Bubble Sort is a simple sorting technique where adjacent elements are compared and swapped if they are in the wrong order.
- Repeatedly compare adjacent elements
- Swap if left > right
- Largest element moves to the end in each pass
| Case | Complexity |
|---|---|
| Best Case | O(n) |
| Average Case | O(n²) |
| Worst Case | O(n²) |
Radix Sort is a non-comparison sorting algorithm that sorts numbers digit by digit (from least significant digit to most significant).

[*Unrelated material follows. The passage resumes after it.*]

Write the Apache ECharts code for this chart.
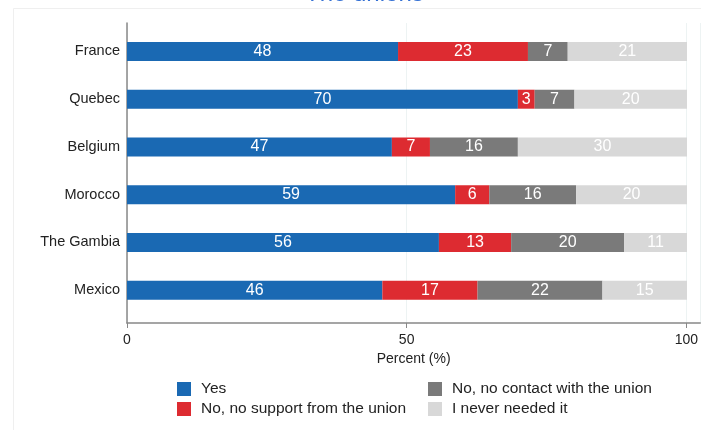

- Sort numbers based on individual digits
- Use bucket system (0–9)
- Repeat for each digit place
| Case | Complexity |
|---|---|
| Best | O(nk) |
| Average | O(nk) |
| Worst | O(nk) |
(k = number of digits)
| Feature | Bubble Sort | Radix Sort |
|---|---|---|
| Type | Comparison | Non-comparison |
| Complexity | O(n²) | O(nk) |
| Efficiency | Slow | Fast for large data |
| Stability | Stable | Stable |
| Space | In-place | Extra space needed |
| Use Case | Small data | Large numeric data |
Bubble Sort → Simple but inefficient
Radix Sort → Efficient for large numbers
Searching is the process of finding a specific element in a data structure.
Two main techniques:
- Linear Search
- Binary Search
Linear Search checks each element sequentially until the target element is found.
| Case | Complexity |
|---|---|
| Best | O(1) |
| Average | O(n) |
| Worst | O(n) |
Binary Search works on sorted arrays and repeatedly divides the search space into half.
| Case | Complexity |
|---|---|
| Best | O(1) |
| Average | O(log n) |
| Worst | O(log n) |
| Feature | Linear Search | Binary Search |
|---|---|---|
| Requirement | Unsorted OK | Must be sorted |
| Complexity | O(n) | O(log n) |
| Speed | Slow | Fast |
| Method | Sequential | Divide & Conquer |
| Use Case | Small data | Large sorted data |
Linear Search → Check one by one
Binary Search → Divide and search
Graph traversal is the process of visiting all the vertices (nodes) of a graph in a systematic way.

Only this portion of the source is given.